Qantas approach of diversifying business by expanding into various budgeted airlines and also ancillary activities within the airlines industry gives it an economical edge of stability and also internal resourcefulness. For example: Qantas Group owns Q Catering which is a business unit that helps centralize meal production for the aviation industry . This allows for Qantas to save on costs and additional logistics involved in hiring external catering for their needs.
The advantage of being a home grown national airline and its almost 100 years of experience in Australian aviation is one of its strengths as it gives them irreplaceable experience, strong local reputation and also leading in technology and services.

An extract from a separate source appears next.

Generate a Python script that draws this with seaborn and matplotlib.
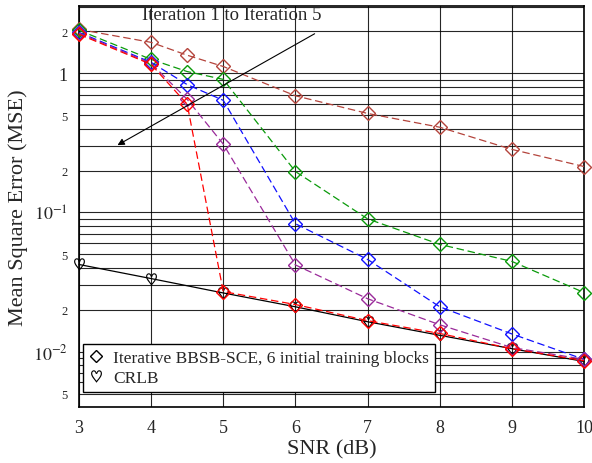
# MSE vs SNR for iterative BBSB-SCE with CRLB

import matplotlib
matplotlib.use("Agg")
import matplotlib.pyplot as plt
from matplotlib.lines import Line2D
from matplotlib.ticker import FixedLocator, NullFormatter
import seaborn as sns

# Data
snr = [3, 4, 4.5, 5, 6, 7, 8, 9, 10]
mse_iter1 = [2.07, 1.67, 1.35, 1.12, 0.69, 0.515, 0.41, 0.284, 0.214]
mse_iter2 = [2.04, 1.26, 1.03, 0.905, 0.197, 0.090, 0.059, 0.0445, 0.0266]
mse_iter3 = [1.97, 1.20, 0.83, 0.64, 0.083, 0.046, 0.021, 0.0134, 0.0088]
mse_iter4 = [1.94, 1.18, 0.65, 0.31, 0.042, 0.024, 0.0156, 0.0107, 0.0088]
mse_iter5 = [1.91, 1.16, 0.60, 0.027, 0.0218, 0.0167, 0.0135, 0.0105, 0.0086]
crlb_snr = [3, 4, 5, 6, 7, 8, 9, 10]
crlb = [0.0423, 0.0335, 0.0264, 0.0210, 0.0164, 0.0131, 0.0105, 0.0085]

iterations = [mse_iter1, mse_iter2, mse_iter3, mse_iter4, mse_iter5]
colors = ['#b4443c', '#0a9a0a', '#1010ff', '#9a2a9a', '#ff0000']

sns.set_style('white')
plt.rcParams['font.family'] = ['Liberation Serif', 'DejaVu Serif']
plt.rcParams['mathtext.fontset'] = 'stix'

fig = plt.figure(figsize=(5.92, 4.64), dpi=100)
ax = fig.add_axes([0.1334, 0.1207, 0.8531, 0.8643])

# CRLB first so the iteration markers sit on top
sns.lineplot(x=crlb_snr, y=crlb, ax=ax, color='k', lw=0.9,
             marker='$\\heartsuit$', markersize=9, markeredgewidth=0,
             markerfacecolor='k', markeredgecolor='k', clip_on=False, zorder=3)

for vals, c in zip(iterations, colors):
    sns.lineplot(x=snr, y=vals, ax=ax, color=c, lw=0.9,
                 linestyle=(0, (6, 3)), marker='D', markersize=7.5,
                 markerfacecolor='none', markeredgecolor=c, markeredgewidth=1.0,
                 clip_on=False, zorder=3)

ax.set_yscale('log')
ax.set_xlim(3, 10)
ax.set_ylim(0.004, 3.05)

ax.set_xticks(range(3, 11))
ax.set_xticklabels([str(v) for v in range(3, 11)], fontsize=13)

# labelled y ticks
ytick_vals = [0.005, 0.01, 0.02, 0.05, 0.1, 0.2, 0.5, 1, 2]
ytick_labels = ['5', '$10^{-2}$', '2', '5', '$10^{-1}$', '2', '5', '1', '2']
ytick_sizes = [9, 13, 9, 9, 13, 9, 9, 13, 9]
ax.set_yticks(ytick_vals)
ax.set_yticklabels(ytick_labels)
for lab, s in zip(ax.get_yticklabels(), ytick_sizes):
    lab.set_fontsize(s)

# gridlines at every 1..9 x decade
minor = [m * 10.0 ** e for e in (-3, -2, -1, 0) for m in range(1, 10)]
ax.yaxis.set_minor_locator(FixedLocator(minor))
ax.yaxis.set_minor_formatter(NullFormatter())
ax.grid(True, which='both', axis='y', color='k', lw=0.8, alpha=0.85)
ax.grid(True, which='major', axis='x', color='k', lw=0.8, alpha=0.85)
ax.tick_params(which='both', length=0)
ax.tick_params(axis='x', pad=9)
ax.tick_params(axis='y', pad=8)

for sp in ax.spines.values():
    sp.set_color('k')
    sp.set_linewidth(1.2)

ax.set_xlabel('SNR (dB)', fontsize=16, labelpad=2)
ax.set_ylabel('Mean Square Error (MSE)', fontsize=16)
ax.yaxis.set_label_coords(-0.10, 0.5)

# arrow + text
ax.annotate('', xy=(3.5, 0.298), xytext=(6.3, 1.97),
            arrowprops=dict(arrowstyle='-|>', color='k', lw=0.8, mutation_scale=10))
ax.text(3.87, 2.65, 'Iteration 1 to Iteration 5', fontsize=13.5, ha='left', va='center')

handles = [
    Line2D([], [], color='k', marker='D', markersize=6.5, markerfacecolor='none',
           linestyle='none', markeredgewidth=1.0),
    Line2D([], [], color='k', marker='$\\heartsuit$', markersize=9,
           markeredgewidth=0, linestyle='none'),
]
leg = ax.legend(handles, ['Iterative BBSB-SCE, 6 initial training blocks', 'CRLB'],
                loc='lower left', bbox_to_anchor=(0.008, 0.037), borderaxespad=0,
                fontsize=12.5, fancybox=False, framealpha=1, edgecolor='k',
                handlelength=0.8, handletextpad=0.6, labelspacing=0.2, borderpad=0.35)
leg.get_frame().set_linewidth(1.0)
leg.set_zorder(5)

fig.savefig('out.png', dpi=100)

Recent reports of engine malfunctions and issues of air safety can negatively affect their image in terms of being reliability and safety and might cause a downward plunge in sales.
The industrial dispute that resulted in Qantas grounding and bringing to a halt all its operations in Oct 2011 created a massive loss for the company that had repercussions. This action can possibly lead to unrest among their employees and a general dissatisfaction within its working force. The company was also hit by a strike in 2009 which caused major delays and inconvenience,
Qantas has the opportunity to expand its international operations into untapped markets in Asia and far east where there are emerging hubs and potential hubs are being established. A recent development has been a deal signed with China Eastern to plan a low cost carrier for that region.
The strong Australian dollar gives Qantas an advantage over its other international competitors.
Its dominance in the domestic market is an opportunity they can exploit to their advantage.
The main threat is the possibility of pro-australia air bills being passed which will result in Qantas having to cut services and jobs and focus its main activity within Australia itself. This would according to the CEO Alan Joyce curb their freedom to be competitive when they need it the most to adapt and survive.
Rising fuel costs which have risen 26% in the last quarter of 2011 is proving to pose a threat to its operational cost budget.
The rise of low cost carriers and its popularity in the growing hubs of the Middle East and Asia are proving to bring down demand
High competition that Qantas has to face in the international market and main emerging hubs especially from other government backed airlines in these regions.